Présentation de l’éditeur. « Le capitalisme, une fois terrassé l’ennemi communiste en 1989, s’est retrouvé sans contre-modèle. Tout à son hubris de vainqueur, ce système effréné a adopté les tares du vaincu : bureaucratie, opacité, autoritarisme, inégalitarisme. Il ne manquait plus que la preuve par le virus : la pandémie de Covid-19 a fait office de révélateur et d’accélérateur en cette année 2020. Trente-quatre ans après Tchernobyl, qui avait signé l’arrêt d’obsolescence du « socialisme réel ».
Rongée par la financiarisation galopante, au service d’une nomenklatura
échappant à l’impôt, cette économie globale de marché en est venue à
saper les services publics et à désintégrer la classe moyenne, gage de
démocratie. Tournant le dos aux approches keynéso-rooseveltiennes,
débarrassé du devoir d’incarner un modèle attractif aux yeux de
populations vivant sous un régime communiste, le système a muté. Et ce
pour déboucher sur un capitalisme de surveillance propre à deux
puissances laboratoires en la matière : la Chine et la Russie.
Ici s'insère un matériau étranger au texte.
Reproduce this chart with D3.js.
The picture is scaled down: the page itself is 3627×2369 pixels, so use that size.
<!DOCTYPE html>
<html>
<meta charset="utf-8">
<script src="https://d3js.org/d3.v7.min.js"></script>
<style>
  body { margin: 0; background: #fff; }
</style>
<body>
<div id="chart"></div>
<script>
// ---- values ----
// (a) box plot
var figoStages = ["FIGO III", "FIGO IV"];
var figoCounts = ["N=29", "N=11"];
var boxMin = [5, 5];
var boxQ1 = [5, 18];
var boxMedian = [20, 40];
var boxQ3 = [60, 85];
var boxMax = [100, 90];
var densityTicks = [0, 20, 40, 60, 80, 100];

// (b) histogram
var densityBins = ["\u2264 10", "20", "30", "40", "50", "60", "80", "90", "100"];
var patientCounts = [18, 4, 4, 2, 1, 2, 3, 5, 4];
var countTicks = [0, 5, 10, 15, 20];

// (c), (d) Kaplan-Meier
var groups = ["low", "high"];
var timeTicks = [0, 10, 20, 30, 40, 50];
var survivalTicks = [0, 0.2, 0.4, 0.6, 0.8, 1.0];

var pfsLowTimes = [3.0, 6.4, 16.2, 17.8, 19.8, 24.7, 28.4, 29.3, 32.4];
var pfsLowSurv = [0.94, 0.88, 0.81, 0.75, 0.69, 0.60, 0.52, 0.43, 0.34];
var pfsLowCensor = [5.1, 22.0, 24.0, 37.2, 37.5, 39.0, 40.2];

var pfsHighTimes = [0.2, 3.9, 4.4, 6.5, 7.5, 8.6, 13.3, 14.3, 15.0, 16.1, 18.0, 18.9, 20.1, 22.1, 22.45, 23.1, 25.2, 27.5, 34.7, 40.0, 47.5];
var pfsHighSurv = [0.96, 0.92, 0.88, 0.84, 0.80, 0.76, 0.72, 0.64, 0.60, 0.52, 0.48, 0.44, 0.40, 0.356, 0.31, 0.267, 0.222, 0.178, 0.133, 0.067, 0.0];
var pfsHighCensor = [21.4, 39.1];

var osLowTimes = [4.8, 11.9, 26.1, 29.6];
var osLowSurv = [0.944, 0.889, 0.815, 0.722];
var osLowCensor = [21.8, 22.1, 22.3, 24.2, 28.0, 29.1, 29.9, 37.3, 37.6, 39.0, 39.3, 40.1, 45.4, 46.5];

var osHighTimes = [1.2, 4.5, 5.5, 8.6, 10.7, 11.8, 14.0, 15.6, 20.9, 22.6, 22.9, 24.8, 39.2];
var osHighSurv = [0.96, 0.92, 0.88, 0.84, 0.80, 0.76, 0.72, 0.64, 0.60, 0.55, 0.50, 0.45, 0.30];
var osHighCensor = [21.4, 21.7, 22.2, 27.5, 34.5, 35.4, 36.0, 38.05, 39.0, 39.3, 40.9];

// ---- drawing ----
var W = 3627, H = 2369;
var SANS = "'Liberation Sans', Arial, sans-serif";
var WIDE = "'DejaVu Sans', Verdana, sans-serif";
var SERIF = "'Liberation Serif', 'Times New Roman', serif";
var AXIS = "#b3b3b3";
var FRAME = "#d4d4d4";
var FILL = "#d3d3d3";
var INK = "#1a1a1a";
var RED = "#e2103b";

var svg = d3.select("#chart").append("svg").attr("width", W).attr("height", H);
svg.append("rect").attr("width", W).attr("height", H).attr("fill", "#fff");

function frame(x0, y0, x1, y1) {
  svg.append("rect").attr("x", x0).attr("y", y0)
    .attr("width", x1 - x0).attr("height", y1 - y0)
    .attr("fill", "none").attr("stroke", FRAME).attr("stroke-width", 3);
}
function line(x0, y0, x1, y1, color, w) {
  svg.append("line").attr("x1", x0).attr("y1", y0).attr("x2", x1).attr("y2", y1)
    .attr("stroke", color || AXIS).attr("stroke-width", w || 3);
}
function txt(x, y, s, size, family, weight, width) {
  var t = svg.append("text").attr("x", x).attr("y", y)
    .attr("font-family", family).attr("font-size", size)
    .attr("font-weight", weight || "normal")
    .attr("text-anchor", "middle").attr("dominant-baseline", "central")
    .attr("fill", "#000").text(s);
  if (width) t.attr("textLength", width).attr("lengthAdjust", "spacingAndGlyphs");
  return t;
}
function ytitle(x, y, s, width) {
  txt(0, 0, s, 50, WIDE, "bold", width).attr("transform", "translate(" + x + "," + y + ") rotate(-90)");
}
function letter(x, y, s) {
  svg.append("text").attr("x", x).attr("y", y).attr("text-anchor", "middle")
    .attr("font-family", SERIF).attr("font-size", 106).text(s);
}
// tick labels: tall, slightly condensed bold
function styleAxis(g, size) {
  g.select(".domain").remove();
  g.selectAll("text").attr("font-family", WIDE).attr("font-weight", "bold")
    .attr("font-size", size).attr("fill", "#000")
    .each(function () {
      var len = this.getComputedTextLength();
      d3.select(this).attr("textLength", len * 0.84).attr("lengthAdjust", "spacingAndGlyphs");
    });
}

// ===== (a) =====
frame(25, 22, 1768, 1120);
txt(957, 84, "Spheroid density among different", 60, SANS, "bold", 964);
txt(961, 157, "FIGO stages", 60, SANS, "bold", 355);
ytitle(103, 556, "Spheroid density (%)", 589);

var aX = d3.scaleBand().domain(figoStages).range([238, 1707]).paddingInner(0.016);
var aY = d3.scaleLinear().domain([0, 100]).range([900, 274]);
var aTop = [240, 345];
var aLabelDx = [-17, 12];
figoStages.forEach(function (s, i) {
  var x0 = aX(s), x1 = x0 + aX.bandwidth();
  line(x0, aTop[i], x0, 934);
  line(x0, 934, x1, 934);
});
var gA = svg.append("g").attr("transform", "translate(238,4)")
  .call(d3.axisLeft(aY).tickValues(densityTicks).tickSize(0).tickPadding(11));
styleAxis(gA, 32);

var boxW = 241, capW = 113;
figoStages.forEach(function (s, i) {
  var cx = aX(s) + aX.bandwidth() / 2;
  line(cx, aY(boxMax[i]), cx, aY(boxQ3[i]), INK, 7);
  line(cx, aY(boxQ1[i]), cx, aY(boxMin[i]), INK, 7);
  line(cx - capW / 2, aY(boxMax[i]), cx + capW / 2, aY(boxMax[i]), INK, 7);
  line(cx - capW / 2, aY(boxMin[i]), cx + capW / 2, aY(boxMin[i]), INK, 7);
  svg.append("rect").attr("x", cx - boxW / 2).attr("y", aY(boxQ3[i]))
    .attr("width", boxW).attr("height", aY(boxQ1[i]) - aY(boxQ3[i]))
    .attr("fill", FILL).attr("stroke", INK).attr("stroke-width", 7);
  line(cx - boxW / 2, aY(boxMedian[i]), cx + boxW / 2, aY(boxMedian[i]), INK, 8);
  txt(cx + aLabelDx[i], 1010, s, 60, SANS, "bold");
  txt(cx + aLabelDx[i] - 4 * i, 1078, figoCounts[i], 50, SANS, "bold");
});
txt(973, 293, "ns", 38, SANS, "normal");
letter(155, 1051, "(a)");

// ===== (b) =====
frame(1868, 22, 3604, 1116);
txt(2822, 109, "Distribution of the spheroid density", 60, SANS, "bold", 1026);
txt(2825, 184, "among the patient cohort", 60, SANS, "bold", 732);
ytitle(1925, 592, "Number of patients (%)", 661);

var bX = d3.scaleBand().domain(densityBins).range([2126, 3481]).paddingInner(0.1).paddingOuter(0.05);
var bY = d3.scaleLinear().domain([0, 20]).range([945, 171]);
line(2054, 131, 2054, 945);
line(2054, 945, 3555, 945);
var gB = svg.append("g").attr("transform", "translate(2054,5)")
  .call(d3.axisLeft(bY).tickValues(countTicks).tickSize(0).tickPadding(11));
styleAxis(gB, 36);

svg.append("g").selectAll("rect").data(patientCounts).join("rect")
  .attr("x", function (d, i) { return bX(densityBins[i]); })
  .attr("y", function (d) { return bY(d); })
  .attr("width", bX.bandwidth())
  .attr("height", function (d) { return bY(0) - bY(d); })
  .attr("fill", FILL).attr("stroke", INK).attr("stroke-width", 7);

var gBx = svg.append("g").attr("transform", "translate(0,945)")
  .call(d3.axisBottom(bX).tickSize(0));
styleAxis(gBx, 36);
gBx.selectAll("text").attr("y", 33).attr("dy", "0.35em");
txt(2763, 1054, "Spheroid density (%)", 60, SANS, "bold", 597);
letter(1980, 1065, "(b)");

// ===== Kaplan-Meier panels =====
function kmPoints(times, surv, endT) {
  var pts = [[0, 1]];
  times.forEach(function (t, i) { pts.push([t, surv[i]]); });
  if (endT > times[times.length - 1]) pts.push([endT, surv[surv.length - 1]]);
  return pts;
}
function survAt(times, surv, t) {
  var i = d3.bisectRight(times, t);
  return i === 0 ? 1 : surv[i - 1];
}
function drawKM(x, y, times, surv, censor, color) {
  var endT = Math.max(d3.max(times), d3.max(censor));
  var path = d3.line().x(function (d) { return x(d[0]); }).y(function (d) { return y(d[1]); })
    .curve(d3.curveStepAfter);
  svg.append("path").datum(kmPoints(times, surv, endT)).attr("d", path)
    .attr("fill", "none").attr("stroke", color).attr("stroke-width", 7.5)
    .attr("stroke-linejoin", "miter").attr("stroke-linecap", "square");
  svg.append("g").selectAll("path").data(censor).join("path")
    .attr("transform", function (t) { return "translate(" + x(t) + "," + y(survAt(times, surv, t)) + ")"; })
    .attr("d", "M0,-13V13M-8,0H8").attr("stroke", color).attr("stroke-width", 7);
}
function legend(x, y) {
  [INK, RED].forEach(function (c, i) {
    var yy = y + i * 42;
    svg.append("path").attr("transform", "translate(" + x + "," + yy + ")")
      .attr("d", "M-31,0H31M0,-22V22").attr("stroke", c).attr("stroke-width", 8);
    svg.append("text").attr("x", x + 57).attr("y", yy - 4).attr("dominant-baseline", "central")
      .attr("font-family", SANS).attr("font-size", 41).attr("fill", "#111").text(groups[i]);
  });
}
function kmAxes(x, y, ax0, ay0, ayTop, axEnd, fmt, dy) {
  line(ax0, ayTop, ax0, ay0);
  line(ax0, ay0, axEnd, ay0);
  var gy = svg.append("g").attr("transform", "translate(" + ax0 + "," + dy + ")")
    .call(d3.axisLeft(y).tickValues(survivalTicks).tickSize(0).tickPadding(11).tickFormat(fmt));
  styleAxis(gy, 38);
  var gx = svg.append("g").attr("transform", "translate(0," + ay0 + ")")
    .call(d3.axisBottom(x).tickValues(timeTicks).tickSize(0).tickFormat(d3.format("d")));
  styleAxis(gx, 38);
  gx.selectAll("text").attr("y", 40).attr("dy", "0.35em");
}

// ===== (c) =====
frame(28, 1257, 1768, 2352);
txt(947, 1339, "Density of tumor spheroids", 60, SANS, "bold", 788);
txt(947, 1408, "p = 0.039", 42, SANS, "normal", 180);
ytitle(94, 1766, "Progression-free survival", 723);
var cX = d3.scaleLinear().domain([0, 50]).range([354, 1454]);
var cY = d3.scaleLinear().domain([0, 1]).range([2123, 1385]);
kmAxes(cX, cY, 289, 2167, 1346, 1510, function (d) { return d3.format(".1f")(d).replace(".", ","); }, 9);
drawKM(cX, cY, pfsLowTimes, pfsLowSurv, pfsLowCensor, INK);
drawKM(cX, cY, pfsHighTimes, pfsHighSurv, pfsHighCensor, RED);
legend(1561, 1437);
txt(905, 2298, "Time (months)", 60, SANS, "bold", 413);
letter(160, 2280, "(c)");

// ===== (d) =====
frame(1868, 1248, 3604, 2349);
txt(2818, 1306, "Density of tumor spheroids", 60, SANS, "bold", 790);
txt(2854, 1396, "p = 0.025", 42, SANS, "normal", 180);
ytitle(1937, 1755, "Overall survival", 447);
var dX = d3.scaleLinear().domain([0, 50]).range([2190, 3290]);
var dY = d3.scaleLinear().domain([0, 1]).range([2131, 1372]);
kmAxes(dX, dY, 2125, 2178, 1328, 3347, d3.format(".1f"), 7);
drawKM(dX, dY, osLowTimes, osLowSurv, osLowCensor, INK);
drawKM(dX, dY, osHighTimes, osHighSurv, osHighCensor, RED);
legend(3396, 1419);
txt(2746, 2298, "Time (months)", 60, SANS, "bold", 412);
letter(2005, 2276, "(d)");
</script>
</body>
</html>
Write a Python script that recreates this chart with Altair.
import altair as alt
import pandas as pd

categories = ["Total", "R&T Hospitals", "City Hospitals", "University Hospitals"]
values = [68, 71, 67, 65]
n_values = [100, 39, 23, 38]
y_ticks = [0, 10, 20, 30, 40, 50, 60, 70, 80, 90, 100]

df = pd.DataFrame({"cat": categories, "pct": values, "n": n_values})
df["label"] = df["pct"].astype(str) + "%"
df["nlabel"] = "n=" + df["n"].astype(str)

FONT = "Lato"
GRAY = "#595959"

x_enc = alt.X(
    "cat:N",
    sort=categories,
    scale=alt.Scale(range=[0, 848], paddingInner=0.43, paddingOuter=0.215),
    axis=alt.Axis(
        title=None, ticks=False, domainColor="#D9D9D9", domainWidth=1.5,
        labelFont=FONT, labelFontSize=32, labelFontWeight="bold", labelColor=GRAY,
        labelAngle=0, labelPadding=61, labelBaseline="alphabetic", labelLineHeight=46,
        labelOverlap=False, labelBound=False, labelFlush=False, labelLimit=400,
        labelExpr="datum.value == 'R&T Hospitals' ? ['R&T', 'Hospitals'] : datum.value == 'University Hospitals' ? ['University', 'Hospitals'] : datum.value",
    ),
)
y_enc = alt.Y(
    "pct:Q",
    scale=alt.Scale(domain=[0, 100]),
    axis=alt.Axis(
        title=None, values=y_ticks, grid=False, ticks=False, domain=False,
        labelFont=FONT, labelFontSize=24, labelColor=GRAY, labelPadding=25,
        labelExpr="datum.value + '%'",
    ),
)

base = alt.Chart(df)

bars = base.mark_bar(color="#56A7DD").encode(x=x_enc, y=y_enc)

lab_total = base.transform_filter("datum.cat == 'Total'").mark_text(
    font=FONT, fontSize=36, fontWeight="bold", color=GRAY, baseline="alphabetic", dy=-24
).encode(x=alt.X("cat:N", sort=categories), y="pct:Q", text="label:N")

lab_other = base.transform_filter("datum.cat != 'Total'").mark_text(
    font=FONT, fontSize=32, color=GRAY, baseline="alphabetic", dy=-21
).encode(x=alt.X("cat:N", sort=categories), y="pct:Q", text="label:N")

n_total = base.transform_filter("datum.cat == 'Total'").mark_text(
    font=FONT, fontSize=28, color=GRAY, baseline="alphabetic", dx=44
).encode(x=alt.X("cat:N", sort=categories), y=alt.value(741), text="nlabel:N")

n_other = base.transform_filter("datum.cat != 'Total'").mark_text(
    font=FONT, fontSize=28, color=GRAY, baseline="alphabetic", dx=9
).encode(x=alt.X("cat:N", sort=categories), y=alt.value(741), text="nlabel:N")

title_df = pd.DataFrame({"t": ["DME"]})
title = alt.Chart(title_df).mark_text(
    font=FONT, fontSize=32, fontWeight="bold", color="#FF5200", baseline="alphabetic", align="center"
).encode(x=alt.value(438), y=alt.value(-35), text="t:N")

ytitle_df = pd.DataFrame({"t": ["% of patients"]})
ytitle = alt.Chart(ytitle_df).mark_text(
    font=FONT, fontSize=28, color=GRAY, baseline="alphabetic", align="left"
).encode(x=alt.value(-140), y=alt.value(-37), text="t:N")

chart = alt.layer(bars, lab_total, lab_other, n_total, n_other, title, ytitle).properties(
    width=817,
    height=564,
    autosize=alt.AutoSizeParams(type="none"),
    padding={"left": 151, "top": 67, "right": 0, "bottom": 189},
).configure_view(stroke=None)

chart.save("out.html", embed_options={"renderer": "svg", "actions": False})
L’heure est au droit de grève traité en activité anticapitaliste, aux samizdats électroniques (Leaks en tous genres), voire aux dissidents (d’Edward Snowden à Julian Assange) ; tandis que Donald Trump prend des airs de Nicolae Ceausescu. Le tout sur fond de croyance indécrottable en un marché total – le pendant de l’État total des démocraties populaires de naguère. Trente et un ans après la chute du mur de Berlin, voici que le soviétisme s’avère stade suprême du capitalisme ».
Aujourd’hui
journaliste à Médiapart, Antoine Perraud nous gratifie de billets dans
lesquels nous retrouvons la verve et la malice de celui qui anima
longtemps, sur France Culture, l’émission « Tire ta langue ». Son ton
mesuré masquait mal l’amusement avec lequel il jouait avec les
subtilités de la langue française. Reconnaissons-lui un autre mérite :
celui de ne pas l’avoir dans la poche. Il le démontre encore une fois
dans l’ouvrage qu’il vient de faire paraître. Profitons-en car Antoine
Perraud n’est pas du genre prolixe : son dernier, La Barbarie journalistique, date de 2007.
Dans cet essai, il nous donne à voir le capitalisme assez gauche, si
l’on peut dire, empreint d’une grande tristesse depuis trente ans. C’est
qu’il lui manque son vis-à-vis, qui lui tendait son miroir : le
socialisme réel. Alors, il n’a rien trouvé de mieux que de le
ressusciter, presque, en s’affublant de ses oripeaux. Lla crise du (ou
de la) COVID-19 qui en a fait prendre conscience Antoine Perraud, qui
l’a alors débusqué dans le réduit où il se déguise. À l’en croire, le
capitalisme aurait réussi là où le socialisme réel a échoué, en achevant
son programme. Car derrière les forces de l’ordre matraquant à tout va
les Gilets jaunes, comment ne pas voir l’ombre des Schupos d’Erich
Honecker réprimant à grand peine, en 1989, les Allemands de l’Est
cherchant à faire tomber les frontières. Il saisit également les
atteintes de plus en plus sévères à la liberté de la presse pour le
démasquer : il faut désormais faire bonne figure avant que d’être
accepté à suivre la police, en marchant et en regardant là où il faut.
Les Trump et Johnson ne sont finalement que des socialistes de l’ancien
temps, derrière leur faux-nez. Le temps est donc venu de l’avènement du
capitalisme réel.
Les deux cent cinquante pages se dévorent à toute vitesse, sans que jamais l’indigestion soit à craindre. Outre le plaisir qu’on à le lire, Antoine Perraud s’appuie sur un nombre important de références, à des articles, des ouvrages scientifiques. C’est que sa thèse n’est en rien l’œuvre d’un facétieux plaisantin qui n’aurait rien trouver de mieux à faire, pendant le confinement du printemps, que d’écrire pour amuser la galerie. Sitôt la dernière page lue, on se prend à ouvrir grands les yeux, à se dire que la vision l’ami Perraud n’est pas dénué d’un sens certain de la réalité, et surtout à se demander ce qu’il reste de la démocratie réelle.